## What you should do
Output every line exactly as written. Leave out pictures.

## Data
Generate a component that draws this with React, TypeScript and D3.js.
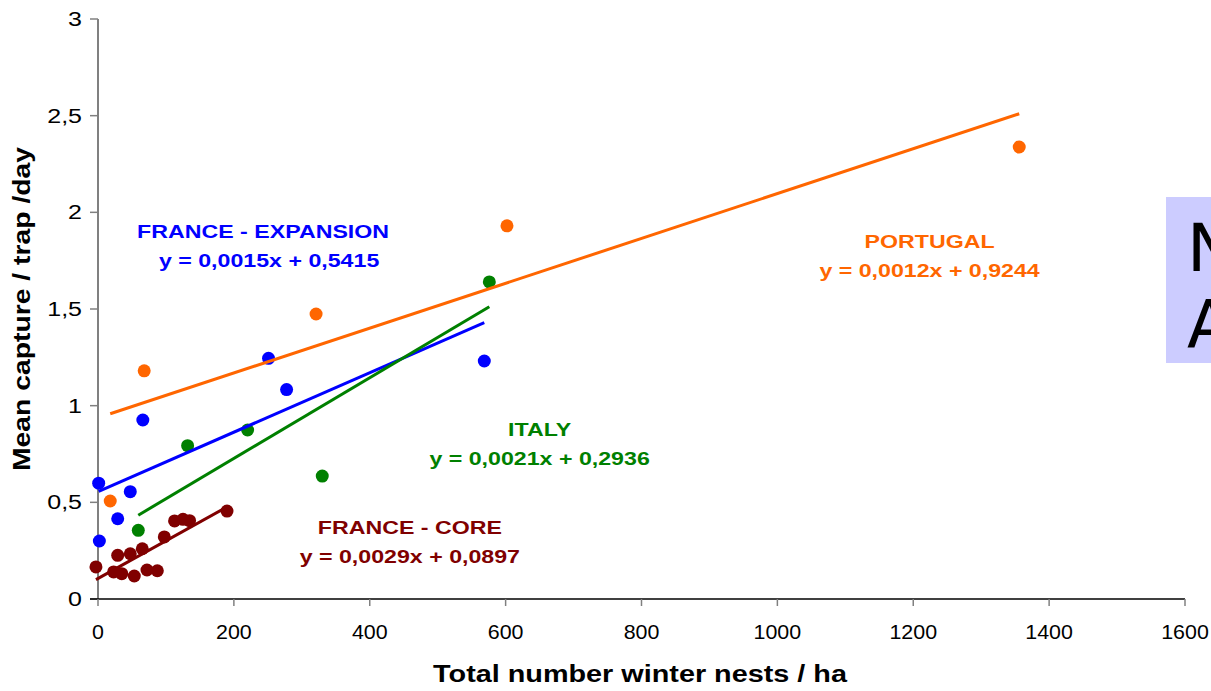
import React from "react";
import * as d3 from "d3";

const xTicks = [0, 200, 400, 600, 800, 1000, 1200, 1400, 1600];
const yTicks = [0, 0.5, 1, 1.5, 2, 2.5, 3];
const yTickLabels = ["0", "0,5", "1", "1,5", "2", "2,5", "3"];

const portugalX = [18, 68, 321, 602, 1356];
const portugalY = [0.507, 1.18, 1.474, 1.93, 2.338];

const expansionX = [1, 2, 29, 47.5, 66, 251, 277.6, 568.6];
const expansionY = [0.599, 0.3, 0.415, 0.555, 0.926, 1.245, 1.083, 1.231];

const italyX = [59.3, 131.9, 220.2, 330.1, 576];
const italyY = [0.355, 0.793, 0.874, 0.636, 1.64];

const coreX = [-3, 23, 35, 29, 47.5, 53.4, 65.2, 72.1, 87.3, 97.6, 112.7, 125.1, 134.8, 189.9];
const coreY = [0.166, 0.14, 0.131, 0.226, 0.234, 0.119, 0.26, 0.15, 0.146, 0.321, 0.404, 0.412, 0.405, 0.455];

const seriesNames = ["PORTUGAL", "FRANCE - EXPANSION", "ITALY", "FRANCE - CORE"];
const equations = [
  "y = 0,0012x + 0,9244",
  "y = 0,0015x + 0,5415",
  "y = 0,0021x + 0,2936",
  "y = 0,0029x + 0,0897",
];
const seriesColors = ["#ff6600", "#0000ff", "#008000", "#800000"];
// label anchor positions in data units (x, y)
const labelX = [1224, 243, 650, 459];
const labelY = [1.85, 1.9, 0.88, 0.37];

const W = 1211;
const H = 691;
const FONT = "'Liberation Sans', Arial, sans-serif";

function regress(xs: number[], ys: number[]) {
  const mx = d3.mean(xs)!;
  const my = d3.mean(ys)!;
  let sxx = 0;
  let sxy = 0;
  xs.forEach((x, i) => {
    sxx += (x - mx) * (x - mx);
    sxy += (x - mx) * (ys[i] - my);
  });
  const slope = sxy / sxx;
  return { slope, intercept: my - slope * mx };
}

export default function App() {
  const x = d3.scaleLinear().domain([0, 1600]).range([98, 1185]);
  const y = d3.scaleLinear().domain([0, 3]).range([599, 19]);

  const series = [
    { xs: portugalX, ys: portugalY },
    { xs: expansionX, ys: expansionY },
    { xs: italyX, ys: italyY },
    { xs: coreX, ys: coreY },
  ];

  const line = d3
    .line<[number, number]>()
    .x((d) => x(d[0]))
    .y((d) => y(d[1]));

  return (
    <svg
      width={W}
      height={H}
      style={{ position: "absolute", left: 0, top: 0, background: "#fff" }}
      fontFamily={FONT}
    >
      {/* side box */}
      <rect x={1166} y={197} width={60} height={166} fill="#ccccff" />
      <text x={1187} y={271} fontSize={66} fontFamily="'DejaVu Sans', sans-serif" fill="#000">
        N
      </text>
      <text x={1187} y={347} fontSize={66} fontFamily="'DejaVu Sans', sans-serif" fill="#000">
        A
      </text>

      {/* y axis */}
      <line x1={x(0)} x2={x(0)} y1={y(3)} y2={y(0)} stroke="#808080" strokeWidth={2} />
      {yTicks.map((t, i) => (
        <g key={"yt" + i}>
          <line x1={x(0) - 8} x2={x(0)} y1={y(t)} y2={y(t)} stroke="#808080" strokeWidth={1.5} />
          <text
            transform={`translate(82,${y(t)}) scale(1.25,1)`}
            dy="0.35em"
            textAnchor="end"
            fontSize={20}
            fill="#000"
          >
            {yTickLabels[i]}
          </text>
        </g>
      ))}

      {/* x axis */}
      <line x1={90} x2={x(1600)} y1={y(0)} y2={y(0)} stroke="#000" strokeWidth={1.5} />
      {xTicks.map((t, i) => (
        <g key={"xt" + i}>
          <line x1={x(t)} x2={x(t)} y1={y(0)} y2={y(0) + 7} stroke="#808080" strokeWidth={1.5} />
          <text
            transform={`translate(${x(t)},632) scale(1.07,1)`}
            dy="0.35em"
            textAnchor="middle"
            fontSize={20}
            fill="#000"
          >
            {String(t)}
          </text>
        </g>
      ))}

      {/* axis titles */}
      <text
        transform="translate(640,674) scale(1.2,1)"
        dy="0.35em"
        textAnchor="middle"
        fontSize={24}
        fontWeight="bold"
        fill="#000"
      >
        Total number winter nests / ha
      </text>
      <text
        transform="translate(22,309) rotate(-90) scale(1.18,1)"
        dy="0.35em"
        textAnchor="middle"
        fontSize={24}
        fontWeight="bold"
        fill="#000"
      >
        Mean capture / trap /day
      </text>

      {/* points */}
      {series.map((s, si) =>
        s.xs.map((xv, i) => (
          <circle key={`p${si}-${i}`} cx={x(xv)} cy={y(s.ys[i])} r={6.5} fill={seriesColors[si]} />
        ))
      )}

      {/* trend lines */}
      {series.map((s, si) => {
        const { slope, intercept } = regress(s.xs, s.ys);
        const [x0, x1] = d3.extent(s.xs) as [number, number];
        const pts: [number, number][] = [
          [x0, intercept + slope * x0],
          [x1, intercept + slope * x1],
        ];
        return <path key={"l" + si} d={line(pts)!} stroke={seriesColors[si]} strokeWidth={3} fill="none" />;
      })}

      {/* labels */}
      {seriesNames.map((n, i) => (
        <g key={"lab" + i} fill={seriesColors[i]} fontSize={19} fontWeight="bold" textAnchor="middle">
          <text transform={`translate(${x(labelX[i])},${y(labelY[i])}) scale(1.22,1)`} dy="0.35em">
            {n}
          </text>
          <text
            transform={`translate(${x(labelX[i]) + (i === 1 ? 6 : 0)},${y(labelY[i]) + 29}) scale(1.22,1)`}
            dy="0.35em"
          >
            {equations[i]}
          </text>
        </g>
      ))}
    </svg>
  );
}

## Task solution
Generate a component that draws this with React, TypeScript and D3.js.
import React from "react";
import * as d3 from "d3";

const xTicks = [0, 200, 400, 600, 800, 1000, 1200, 1400, 1600];
const yTicks = [0, 0.5, 1, 1.5, 2, 2.5, 3];
const yTickLabels = ["0", "0,5", "1", "1,5", "2", "2,5", "3"];

const portugalX = [18, 68, 321, 602, 1356];
const portugalY = [0.507, 1.18, 1.474, 1.93, 2.338];

const expansionX = [1, 2, 29, 47.5, 66, 251, 277.6, 568.6];
const expansionY = [0.599, 0.3, 0.415, 0.555, 0.926, 1.245, 1.083, 1.231];

const italyX = [59.3, 131.9, 220.2, 330.1, 576];
const italyY = [0.355, 0.793, 0.874, 0.636, 1.64];

const coreX = [-3, 23, 35, 29, 47.5, 53.4, 65.2, 72.1, 87.3, 97.6, 112.7, 125.1, 134.8, 189.9];
const coreY = [0.166, 0.14, 0.131, 0.226, 0.234, 0.119, 0.26, 0.15, 0.146, 0.321, 0.404, 0.412, 0.405, 0.455];

const seriesNames = ["PORTUGAL", "FRANCE - EXPANSION", "ITALY", "FRANCE - CORE"];
const equations = [
  "y = 0,0012x + 0,9244",
  "y = 0,0015x + 0,5415",
  "y = 0,0021x + 0,2936",
  "y = 0,0029x + 0,0897",
];
const seriesColors = ["#ff6600", "#0000ff", "#008000", "#800000"];
// label anchor positions in data units (x, y)
const labelX = [1224, 243, 650, 459];
const labelY = [1.85, 1.9, 0.88, 0.37];

const W = 1211;
const H = 691;
const FONT = "'Liberation Sans', Arial, sans-serif";

function regress(xs: number[], ys: number[]) {
  const mx = d3.mean(xs)!;
  const my = d3.mean(ys)!;
  let sxx = 0;
  let sxy = 0;
  xs.forEach((x, i) => {
    sxx += (x - mx) * (x - mx);
    sxy += (x - mx) * (ys[i] - my);
  });
  const slope = sxy / sxx;
  return { slope, intercept: my - slope * mx };
}

export default function App() {
  const x = d3.scaleLinear().domain([0, 1600]).range([98, 1185]);
  const y = d3.scaleLinear().domain([0, 3]).range([599, 19]);

  const series = [
    { xs: portugalX, ys: portugalY },
    { xs: expansionX, ys: expansionY },
    { xs: italyX, ys: italyY },
    { xs: coreX, ys: coreY },
  ];

  const line = d3
    .line<[number, number]>()
    .x((d) => x(d[0]))
    .y((d) => y(d[1]));

  return (
    <svg
      width={W}
      height={H}
      style={{ position: "absolute", left: 0, top: 0, background: "#fff" }}
      fontFamily={FONT}
    >
      {/* side box */}
      <rect x={1166} y={197} width={60} height={166} fill="#ccccff" />
      <text x={1187} y={271} fontSize={66} fontFamily="'DejaVu Sans', sans-serif" fill="#000">
        N
      </text>
      <text x={1187} y={347} fontSize={66} fontFamily="'DejaVu Sans', sans-serif" fill="#000">
        A
      </text>

      {/* y axis */}
      <line x1={x(0)} x2={x(0)} y1={y(3)} y2={y(0)} stroke="#808080" strokeWidth={2} />
      {yTicks.map((t, i) => (
        <g key={"yt" + i}>
          <line x1={x(0) - 8} x2={x(0)} y1={y(t)} y2={y(t)} stroke="#808080" strokeWidth={1.5} />
          <text
            transform={`translate(82,${y(t)}) scale(1.25,1)`}
            dy="0.35em"
            textAnchor="end"
            fontSize={20}
            fill="#000"
          >
            {yTickLabels[i]}
          </text>
        </g>
      ))}

      {/* x axis */}
      <line x1={90} x2={x(1600)} y1={y(0)} y2={y(0)} stroke="#000" strokeWidth={1.5} />
      {xTicks.map((t, i) => (
        <g key={"xt" + i}>
          <line x1={x(t)} x2={x(t)} y1={y(0)} y2={y(0) + 7} stroke="#808080" strokeWidth={1.5} />
          <text
            transform={`translate(${x(t)},632) scale(1.07,1)`}
            dy="0.35em"
            textAnchor="middle"
            fontSize={20}
            fill="#000"
          >
            {String(t)}
          </text>
        </g>
      ))}

      {/* axis titles */}
      <text
        transform="translate(640,674) scale(1.2,1)"
        dy="0.35em"
        textAnchor="middle"
        fontSize={24}
        fontWeight="bold"
        fill="#000"
      >
        Total number winter nests / ha
      </text>
      <text
        transform="translate(22,309) rotate(-90) scale(1.18,1)"
        dy="0.35em"
        textAnchor="middle"
        fontSize={24}
        fontWeight="bold"
        fill="#000"
      >
        Mean capture / trap /day
      </text>

      {/* points */}
      {series.map((s, si) =>
        s.xs.map((xv, i) => (
          <circle key={`p${si}-${i}`} cx={x(xv)} cy={y(s.ys[i])} r={6.5} fill={seriesColors[si]} />
        ))
      )}

      {/* trend lines */}
      {series.map((s, si) => {
        const { slope, intercept } = regress(s.xs, s.ys);
        const [x0, x1] = d3.extent(s.xs) as [number, number];
        const pts: [number, number][] = [
          [x0, intercept + slope * x0],
          [x1, intercept + slope * x1],
        ];
        return <path key={"l" + si} d={line(pts)!} stroke={seriesColors[si]} strokeWidth={3} fill="none" />;
      })}

      {/* labels */}
      {seriesNames.map((n, i) => (
        <g key={"lab" + i} fill={seriesColors[i]} fontSize={19} fontWeight="bold" textAnchor="middle">
          <text transform={`translate(${x(labelX[i])},${y(labelY[i])}) scale(1.22,1)`} dy="0.35em">
            {n}
          </text>
          <text
            transform={`translate(${x(labelX[i]) + (i === 1 ? 6 : 0)},${y(labelY[i]) + 29}) scale(1.22,1)`}
            dy="0.35em"
          >
            {equations[i]}
          </text>
        </g>
      ))}
    </svg>
  );
}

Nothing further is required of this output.